Tesisin su kaynakları ve içme suyu riski konusunda da değerlendirmede bulunan Başkan Sarıkurt, “Tesis, Türkmenli Göleti içme suyu havzası içerisinde yer alıyor. Günlük 300 - 400 ton kirli atık su oluşacak. Atık sular; azot, fosfor, antibiyotik kalıntıları ve patojenler içermektedir. Sızıntı ve yağmurla taşma riski nedeniyle yeraltı suları ve içme suyu ciddi tehdit altındadır. Dosyada DSİ’den alınmış yeterli ve bağlayıcı kurum görüşleri bulunmamaktadır. Bu durum, Çorlu’nun ve çevre yerleşimlerin su güvenliğini doğrudan tehlikeye atmaktadır.
Tesisten ayrıca günde 42 - 50 kamyon gübre çıkışı öngörülmektedir. Bu gübrenin nerede, nasıl ve hangi yollarla taşınacağı net değildir. Yakma veya fermantasyon sonrası kalan atıkların depolanacağı alanlar belirsizdir. Açık alanlarda birikecek gübreler, toprak ve su kirliliğine yol açacaktır.” dedi.
“Bu Şehir Bu Yükü Kaldıramaz”
Başkan Sarıkurt, “Bölge yolları hâlihazırda ağır vasıta yükü altındadır. Tesisle birlikte günde en az 100 - 150 ek ağır araç trafiğe çıkacaktır. Dar köy yolları bu yükü kaldıramaz. Çocuklar, çiftçiler ve bölge halkı için ciddi can güvenliği riski oluşacaktır. Sürekli gürültü ve egzoz kirliliği kırsal yaşamı ortadan kaldıracaktır. Yoğun hayvan popülasyonu; sinek, kemirgen ve hastalık taşıyıcıları artıracaktır. Olası bir salgın hayvan hastalığında acil müdahale ve izolasyon planları yetersizdir. Hastalıkların çevre tesislere ve bölgedeki hayvancılığa yayılma riski yüksektir.” şeklinde konuştu.

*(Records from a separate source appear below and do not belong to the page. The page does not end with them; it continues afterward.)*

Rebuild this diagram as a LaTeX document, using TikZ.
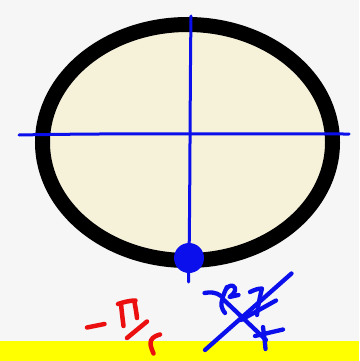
\documentclass[tikz,border=0pt]{standalone}
\definecolor{bgcol}{RGB}{246,246,246}
\definecolor{cream}{RGB}{246,242,218}
\definecolor{penblue}{RGB}{10,15,235}
\definecolor{penred}{RGB}{235,15,15}
\definecolor{band}{RGB}{255,255,0}
\begin{document}
\begin{tikzpicture}[x=1pt,y=-1pt,
  bluepen/.style={draw=penblue,line width=4.3pt,line cap=round,line join=round},
  redpen/.style={draw=penred,line width=4.5pt,line cap=round,line join=round}]
\fill[bgcol] (0,0) rectangle (359,361);
\useasboundingbox (0,0) rectangle (359,361);
\fill[band] (0,340.5) rectangle (359,361);
% ellipse ring
\draw[line width=15pt,fill=cream] (187.5,142.5) ellipse [x radius=145, y radius=118];
% axes
\draw[bluepen,line width=3pt] (19,135) .. controls (120,133) and (250,134) .. (349,134);
\draw[bluepen,line width=3pt] (191,16) .. controls (190,90) and (190,200) .. (189,258) -- (188.5,282);
\fill[penblue] (189,258) circle (15);
% red handwriting
\draw[redpen] (87,327.5) -- (104.5,324);
\draw[redpen] (123.5,326) .. controls (122.5,318) and (121.5,310) .. (121,303.5);
\draw[redpen] (118,304) .. controls (124,302) and (130,300.5) .. (135.5,300.5);
\draw[redpen] (134.5,302) .. controls (135.5,308) and (136.5,313) .. (137,318);
\draw[redpen] (127,338) -- (147,321.5);
\draw[redpen] (160,334.5) .. controls (154,336) and (150,339) .. (150.5,344) .. controls (151,348) and (152.5,351) .. (153.5,353.5);
% blue crossed-out handwriting
\draw[bluepen] (205,350) -- (291.5,273.5);
\draw[bluepen] (204.5,293) .. controls (210,292) and (216,292) .. (221,296);
\draw[bluepen] (227,287) .. controls (223,295) and (221,302) .. (221.5,306) .. controls (222,309) and (223.5,311) .. (225,313);
\draw[bluepen] (226.5,288.5) .. controls (229,285.5) and (233,284) .. (235,288) .. controls (236,292) and (232,295) .. (229.5,297) -- (238.5,295);
\draw[bluepen] (224,300) -- (266,340);
\draw[bluepen] (250,292) .. controls (254,290) and (258,288.5) .. (262,288.5) .. controls (260,296) and (258,306) .. (257,315);
\draw[bluepen] (241,320) -- (276,300.5);
\draw[bluepen] (255,336) -- (283,329.5);
\draw[bluepen] (263,327) .. controls (264,335) and (265,342) .. (265.5,349);
\end{tikzpicture}
\end{document}
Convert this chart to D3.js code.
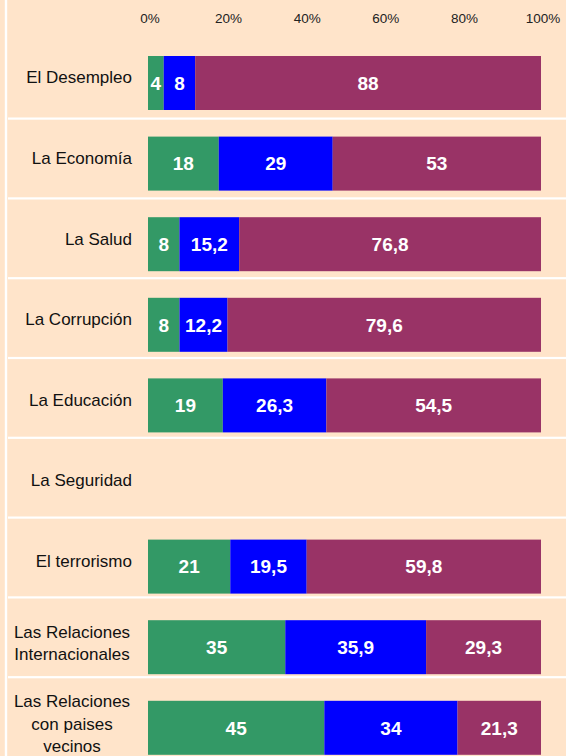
<!DOCTYPE html>
<html><head><meta charset="utf-8">
<script src="https://cdn.jsdelivr.net/npm/d3@7"></script>
<style>html,body{margin:0;padding:0;background:#FFE4CA;} svg{display:block}</style>
</head><body><svg id="c" width="566" height="756"></svg>
<script>
const categories = ["El Desempleo","La Economía","La Salud","La Corrupción","La Educación","La Seguridad","El terrorismo","Las Relaciones\nInternacionales","Las Relaciones\ncon paises\nvecinos"];
const serieVerde  = [4, 18, 8, 8, 19, 0, 21, 35, 45];
const serieAzul   = [8, 29, 15.2, 12.2, 26.3, 0, 19.5, 35.9, 34];
const serieMorada = [88, 53, 76.8, 79.6, 54.5, 0, 59.8, 29.3, 21.3];
const tickValues = [0, 0.2, 0.4, 0.6, 0.8, 1];
const seriesKeys = ["verde", "azul", "morada"];
const seriesColors = ["#339966", "#0000FF", "#993366"];

const W = 566, H = 756;
const svg = d3.select("#c");
const font = "'Liberation Sans', Arial, sans-serif";

svg.append("rect").attr("width", W).attr("height", H).attr("fill", "#FFE4CA");

const rows = categories.map((c, i) => ({cat: c, verde: serieVerde[i], azul: serieAzul[i], morada: serieMorada[i]}));

const x = d3.scaleLinear().domain([0, 1]).range([148, 541]);
const rowY = d3.scaleBand().domain(categories).range([38.7, 38.7 + 9 * 79.8]);
const barY = d3.scaleBand().domain(categories).range([38, 38 + 9 * 80.6]);
const barOffset = 18, barH = 54;

// left white vertical line
svg.append("rect").attr("x", 4.8).attr("y", 0).attr("width", 2.4).attr("height", H).attr("fill", "#fff");
// separators
svg.selectAll("rect.sep").data(categories.slice(0, -1)).join("rect")
  .attr("class", "sep")
  .attr("x", 8).attr("width", W - 8)
  .attr("y", d => rowY(d) + rowY.bandwidth() - 1)
  .attr("height", 2.2).attr("fill", "#fff");

const stack = d3.stack().keys(seriesKeys).offset(d3.stackOffsetExpand);
const stacked = stack(rows);

const loc = d3.formatLocale({decimal: ",", thousands: ".", grouping: [3], currency: ["", ""]});
const fmt = loc.format("~g");

const g = svg.selectAll("g.series").data(stacked).join("g")
  .attr("class", "series").attr("fill", (d, i) => seriesColors[i]);

g.selectAll("rect").data(d => d.filter(p => p.data[d.key] > 0)).join("rect")
  .attr("x", d => x(d[0]))
  .attr("width", d => x(d[1]) - x(d[0]))
  .attr("y", d => barY(d.data.cat) + barOffset)
  .attr("height", barH);

const labels = [];
stacked.forEach(s => s.forEach(p => { if (p.data[s.key] > 0) labels.push({p, v: p.data[s.key]}); }));
svg.append("g").selectAll("text").data(labels).join("text")
  .attr("x", d => (x(d.p[0]) + x(d.p[1])) / 2)
  .attr("y", d => barY(d.p.data.cat) + barOffset + barH / 2)
  .attr("dy", "0.36em")
  .attr("text-anchor", "middle")
  .attr("fill", "#fff")
  .attr("font-family", font).attr("font-weight", "bold").attr("font-size", 19)
  .text(d => fmt(d.v));

// axis
const axis = d3.axisTop(x).tickValues(tickValues).tickFormat(d3.format(".0%")).tickSize(0).tickPadding(0);
const ax = svg.append("g").attr("transform", "translate(1.5,23)").call(axis);
ax.select(".domain").remove();
ax.selectAll("text").attr("font-family", font).attr("font-size", 13.5).attr("fill", "#222");

// category labels
const catG = svg.append("g").attr("font-family", font).attr("font-size", 17).attr("fill", "#111");
categories.forEach(c => {
  const lines = c.split("\n");
  const cy = barY(c) + barOffset + barH / 2;
  const lh = 22.5;
  if (lines.length === 1) {
    catG.append("text").attr("x", 132).attr("y", cy - 5.5).attr("dy", "0.35em")
      .attr("text-anchor", "end").text(c);
  } else {
    const t = catG.append("text").attr("text-anchor", "middle");
    lines.forEach((l, k) => {
      t.append("tspan").attr("x", 72)
        .attr("y", cy - 4 + (k - (lines.length - 1) / 2) * lh)
        .attr("dy", "0.35em").text(l);
    });
  }
});
</script></body></html>
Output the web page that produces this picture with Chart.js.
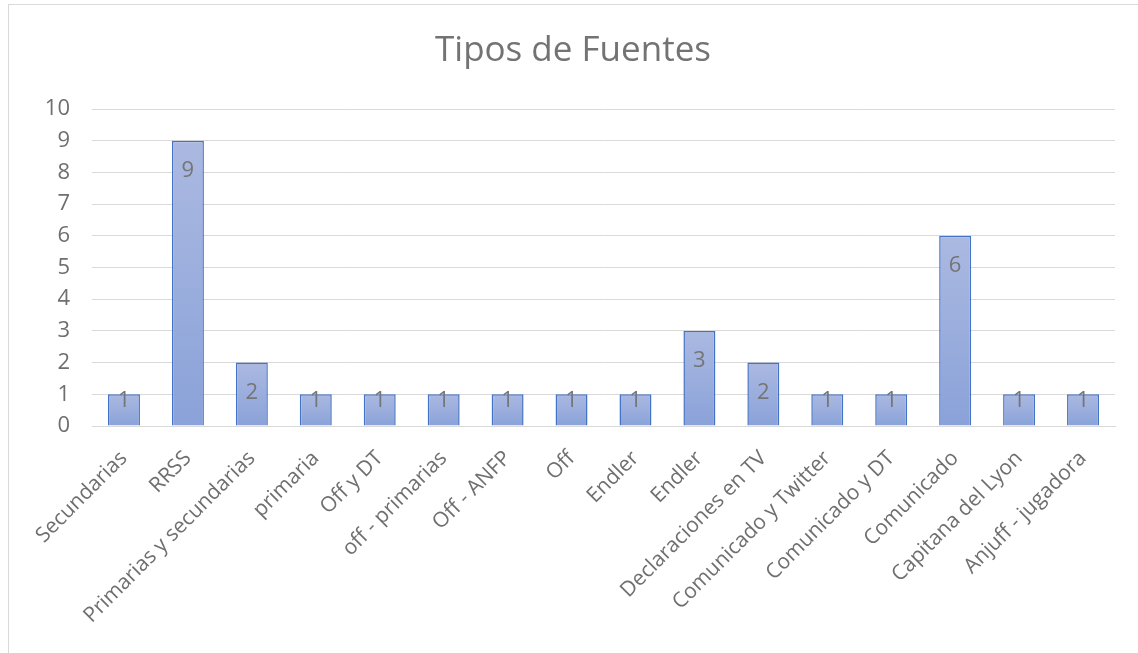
<!DOCTYPE html>
<html>
<head>
<meta charset="utf-8">
<script src="https://cdn.jsdelivr.net/npm/chart.js@4.4.1/dist/chart.umd.min.js"></script>
<style>
  html, body { margin: 0; padding: 0; background: #fff; }
  #wrap { position: relative; width: 1138px; height: 653px; }
  #frame { position: absolute; left: 8px; top: 4px; width: 1140px; height: 660px; border-left: 1px solid #d9d9d9; border-top: 1px solid #d9d9d9; pointer-events: none; }
  canvas { position: absolute; left: 0; top: 0; }
</style>
</head>
<body>
<div id="wrap">
  <canvas id="c" width="1138" height="653"></canvas>
  <div id="frame"></div>
</div>
<script>
const chartTitle = "Tipos de Fuentes";
const categories = [
  "Secundarias", "RRSS", "Primarias y secundarias", "primaria", "Off y DT",
  "off - primarias", "Off - ANFP", "Off", "Endler", "Endler",
  "Declaraciones en TV", "Comunicado y Twitter", "Comunicado y DT",
  "Comunicado", "Capitana del Lyon", "Anjuff - jugadora"
];
const values = [1, 9, 2, 1, 1, 1, 1, 1, 1, 3, 2, 1, 1, 6, 1, 1];
const yTicks = [0, 1, 2, 3, 4, 5, 6, 7, 8, 9, 10];

const FONT = "'Open Sans', 'Segoe UI', sans-serif";
const TEXT = "#6f6f6f";

function barFill(ctx) {
  const chart = ctx.chart;
  const y = chart.scales.y;
  if (!chart.chartArea || !y) return "#9aaedc";
  const top = y.getPixelForValue(ctx.raw);
  const base = y.getPixelForValue(0);
  if (!isFinite(top) || !isFinite(base) || top === base) return "#9aaedc";
  const g = chart.ctx.createLinearGradient(0, top, 0, base);
  g.addColorStop(0, "#abb9e1");
  g.addColorStop(1, "#8aa2d9");
  return g;
}

const dataLabels = {
  id: "dataLabels",
  afterDatasetsDraw(chart) {
    const ctx = chart.ctx;
    const meta = chart.getDatasetMeta(0);
    ctx.save();
    ctx.font = "22px " + FONT;
    ctx.fillStyle = "#757575";
    ctx.textAlign = "center";
    ctx.textBaseline = "middle";
    meta.data.forEach((bar, i) => {
      const yy = Math.min(bar.y + 30, bar.base - 25);
      ctx.fillText(String(values[i]), bar.x, yy);
    });
    ctx.restore();
  }
};

new Chart(document.getElementById("c"), {
  type: "bar",
  data: {
    labels: categories,
    datasets: [{
      data: values,
      backgroundColor: barFill,
      borderColor: "#4472c4",
      borderWidth: 1.5,
      categoryPercentage: 1,
      barPercentage: 0.5
    }]
  },
  options: {
    responsive: false,
    animation: false,
    devicePixelRatio: 1,
    layout: { padding: { left: 8, right: 0, top: 0, bottom: 0 } },
    plugins: {
      legend: { display: false },
      tooltip: { enabled: false },
      title: {
        display: true,
        text: chartTitle,
        color: "#737373",
        font: { family: FONT, size: 35, weight: "normal" },
        padding: { top: 30, bottom: 37 }
      }
    },
    scales: {
      x: {
        grid: { display: false, drawTicks: false },
        border: { display: true, color: "#d9d9d9", width: 1 },
        ticks: {
          color: TEXT,
          font: { family: FONT, size: 21 },
          minRotation: 45,
          maxRotation: 45,
          autoSkip: false,
          padding: 20
        },
        afterFit(scale) { scale.height = 227; }
      },
      y: {
        min: 0,
        max: 10,
        afterBuildTicks(scale) { scale.ticks = yTicks.map(v => ({ value: v })); },
        grid: { color: "#d9d9d9", lineWidth: 1, drawTicks: false },
        border: { display: false },
        ticks: {
          color: TEXT,
          font: { family: FONT, size: 22 },
          padding: 22
        },
        afterFit(scale) { scale.width = 84; }
      },
      yRight: {
        position: "right",
        min: 0,
        max: 10,
        grid: { display: false, drawTicks: false },
        border: { display: false },
        ticks: { display: false },
        afterFit(scale) { scale.width = 23; }
      }
    }
  },
  plugins: [dataLabels]
});
</script>
</body>
</html>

“Geri Dönülemez Bir Çevresel Tahribatın Eşiğindeyiz”
Hukuki ve planlama aykırılıklarına dikkati çeken Çorlu Belediye Başkanı Ahmet Sarıkurt, “Alan, yeraltı suyu besleme ve aşırı su çekim alanı içindedir. Üst ölçekli çevre düzeni planlarına aykırılıklar bulunmaktadır. Önceki ÇED başvuruları defalarca olumsuz sonuçlanmıştır. Gerekli kurum görüşleri ve teknik raporlar eksiktir. Bu tesis; Çorlu’nun havasını, suyunu ve toprağını kirletecek, halk sağlığını ve yaşam kalitesini düşürecek, bölgeyi geri dönülmez çevresel tahribata sürükleyecektir. Bu nedenle ÇED sürecinin durdurulması, ilgili tüm kurumların, sivil toplumun ve kamuoyunun sürece aktif biçimde müdahil olması hayati önem taşımaktadır.” dedi.